In Kite Runner it's not as hard to identify with the main character Amir. He's jealous, greedy, insecure, weak and he makes really bad literary jokes that the reader secretly found humorous. His best friend is his slave, and secretly his half-brother and he hates him. He hates that he's so perfect, that's he's the personification of a Christian angel in a Muslim world. In their home in Afganistan, Amir does everything in his power to hurt Hassan, his brother. He hits him, he frames him for the robbery of birthday presents, and finally his father releases Hassan. Amir's father cries at the parting, Amir doesn't say a word but just watches him leave.

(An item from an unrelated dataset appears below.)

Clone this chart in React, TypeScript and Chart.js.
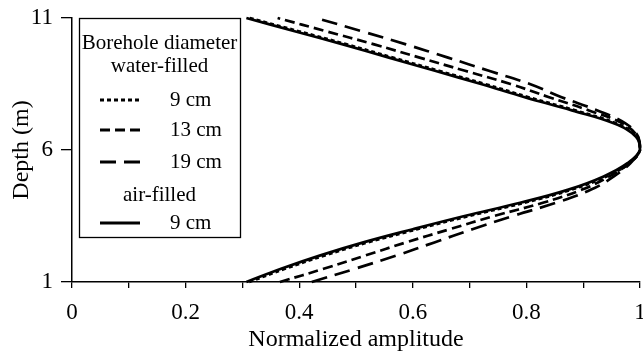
import React, { useEffect, useRef } from 'react';
import { Chart, registerables } from 'chart.js';

Chart.register(...registerables);

// Depth (m) sampling of each profile
const depths = [1, 1.5, 2, 2.5, 3, 3.5, 4, 4.5, 5, 5.5, 6, 6.5, 7, 7.5, 8, 8.5, 9, 9.5, 10, 10.5, 11];

// Normalized amplitude per depth
const water9 = [0.312, 0.375, 0.444, 0.521, 0.608, 0.699, 0.796, 0.88, 0.941, 0.981, 1.0, 0.995, 0.959, 0.886, 0.804, 0.727, 0.646, 0.565, 0.484, 0.399, 0.313];
const water13 = [0.366, 0.443, 0.516, 0.588, 0.665, 0.743, 0.829, 0.898, 0.946, 0.981, 1.0, 0.996, 0.97, 0.91, 0.84, 0.772, 0.692, 0.612, 0.532, 0.447, 0.362];
const water19 = [0.422, 0.498, 0.571, 0.638, 0.705, 0.776, 0.852, 0.914, 0.954, 0.983, 1.0, 0.997, 0.975, 0.925, 0.862, 0.806, 0.734, 0.662, 0.588, 0.51, 0.43];
const air9 = [0.307, 0.368, 0.436, 0.513, 0.6, 0.691, 0.789, 0.874, 0.936, 0.978, 1.0, 0.993, 0.955, 0.88, 0.797, 0.72, 0.639, 0.558, 0.477, 0.392, 0.307];

const seriesLabels = ['9 cm', '13 cm', '19 cm', '9 cm'];
const legendHeadings = ['Borehole diameter', 'water-filled', 'air-filled'];
const xTickLabels = ['0', '0.2', '0.4', '0.6', '0.8', '1'];
const yTickLabels = ['1', '6', '11'];
const xTitle = 'Normalized amplitude';
const yTitle = 'Depth (m)';

const FONT = "'Liberation Serif', 'Times New Roman', serif";

const dashes: number[][] = [[4, 3], [10, 5], [16, 8], []];

const toPoints = (xs: number[]) => xs.map((x, i) => ({ x, y: depths[i] }));

const legendPlugin = {
  id: 'boreholeLegend',
  afterDraw(chart: any) {
    const { ctx, chartArea } = chart;
    const x0 = chartArea.left + 7;
    const y0 = chartArea.top;
    const w = 161;
    const h = 219;
    ctx.save();
    ctx.fillStyle = '#ffffff';
    ctx.fillRect(x0, y0, w, h);
    ctx.strokeStyle = '#000';
    ctx.lineWidth = 1.3;
    ctx.strokeRect(x0 + 0.5, y0 + 0.5, w, h);
    ctx.font = `21px ${FONT}`;
    ctx.fillStyle = '#000';
    ctx.textBaseline = 'middle';
    ctx.textAlign = 'center';
    const cx = x0 + w / 2;
    ctx.fillText(legendHeadings[0], cx, y0 + 25);
    ctx.fillText(legendHeadings[1], cx, y0 + 48);
    ctx.fillText(legendHeadings[2], cx, y0 + 177);
    const rows = [y0 + 82, y0 + 112, y0 + 144, y0 + 205];
    const ds = chart.data.datasets;
    rows.forEach((ry: number, i: number) => {
      ctx.beginPath();
      ctx.setLineDash(ds[i].borderDash || []);
      ctx.lineWidth = 2.9;
      ctx.strokeStyle = '#000';
      ctx.moveTo(x0 + 21, ry);
      ctx.lineTo(x0 + 61, ry);
      ctx.stroke();
      ctx.setLineDash([]);
      ctx.textAlign = 'left';
      ctx.fillText(ds[i].label, x0 + 91, ry);
    });
    ctx.restore();
  },
};

export default function App() {
  const ref = useRef<HTMLCanvasElement>(null);
  useEffect(() => {
    if (!ref.current) return;
    const series = [water9, water13, water19, air9];
    const chart = new Chart(ref.current, {
      type: 'scatter',
      data: {
        datasets: series.map((s, i) => ({
          label: seriesLabels[i],
          data: toPoints(s),
          showLine: true,
          borderColor: '#000',
          backgroundColor: '#000',
          borderWidth: 2.7,
          borderDash: dashes[i],
          pointRadius: 0,
          tension: 0.4,
          clip: false as any,
        })),
      },
      options: {
        animation: false,
        responsive: false,
        devicePixelRatio: 1,
        layout: { padding: { top: 18, right: 3, left: 0, bottom: 0 } },
        plugins: { legend: { display: false }, tooltip: { enabled: false } },
        scales: {
          x: {
            type: 'linear',
            min: 0,
            max: 1,
            afterFit: (s: any) => {
              s.height = 72;
              s.paddingLeft = 0;
              s.paddingRight = 0;
            },
            border: { display: true, color: '#000', width: 1.5 },
            grid: { drawOnChartArea: false, drawTicks: true, tickLength: 6, color: '#000', lineWidth: 1.3 },
            ticks: {
              stepSize: 0.1,
              autoSkip: false,
              maxRotation: 0,
              padding: 11,
              color: '#000',
              font: { family: FONT, size: 23 },
              callback: (v: any) => {
                const k = Math.round(Number(v) * 10);
                return k % 2 === 0 ? xTickLabels[k / 2] : '';
              },
            },
            title: {
              display: true,
              text: xTitle,
              color: '#000',
              font: { family: FONT, size: 24 },
              padding: { top: 0, bottom: 0 },
            },
          },
          y: {
            type: 'linear',
            min: 1,
            max: 11,
            afterFit: (s: any) => {
              s.width = 72;
              s.paddingTop = 0;
              s.paddingBottom = 0;
            },
            border: { display: true, color: '#000', width: 1.5 },
            grid: { drawOnChartArea: false, drawTicks: true, tickLength: 11, color: '#000', lineWidth: 1.3 },
            ticks: {
              stepSize: 5,
              padding: 8,
              color: '#000',
              font: { family: FONT, size: 23 },
              callback: (v: any) => {
                const idx = [1, 6, 11].indexOf(Math.round(Number(v)));
                return idx >= 0 ? yTickLabels[idx] : '';
              },
            },
            title: {
              display: true,
              text: yTitle,
              color: '#000',
              font: { family: FONT, size: 24 },
              padding: { top: 7, bottom: 0 },
            },
          },
        },
      },
      plugins: [legendPlugin],
    });
    return () => chart.destroy();
  }, []);
  return (
    <div style={{ position: 'absolute', left: 0, top: 0, width: 643, height: 354, background: '#fff' }}>
      <canvas ref={ref} width={643} height={354} style={{ display: 'block', width: 643, height: 354 }} />
    </div>
  );
}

Neither Amir nor Chief are someone that I'm proud to say that I am but in our next book in class, I wasn't happy to say that I was Homer's Achilles in The Illiad. A childish man who sits and broods for nine books because he can't have more women to pair with the bloodshed falling at his hands. A man whose only weakness is a tendon in his ankle, the first Western hero and yet, I don't want to be him either. I don't want to pout and be stubborn, waiting for people to do things my way. Why not just take matters into your own hands? Achilles is a hero, the son of a goddess, and he has to pout about not having enough slave girls to pleasure him? It's stupid.
If we read to find out who we are, why do we always find that it's the characters that we're supposed to be that we hate the most?



I find that when I'm reading, a text only has a certain affect on me if I can truely place myself in the situation and can learn about myself from it. It sounds like you really have a good English teacher, I hope you enjoy your class. I know AP lit was one of my favourite classes in high school.
Perhaps we read to discover who we will become.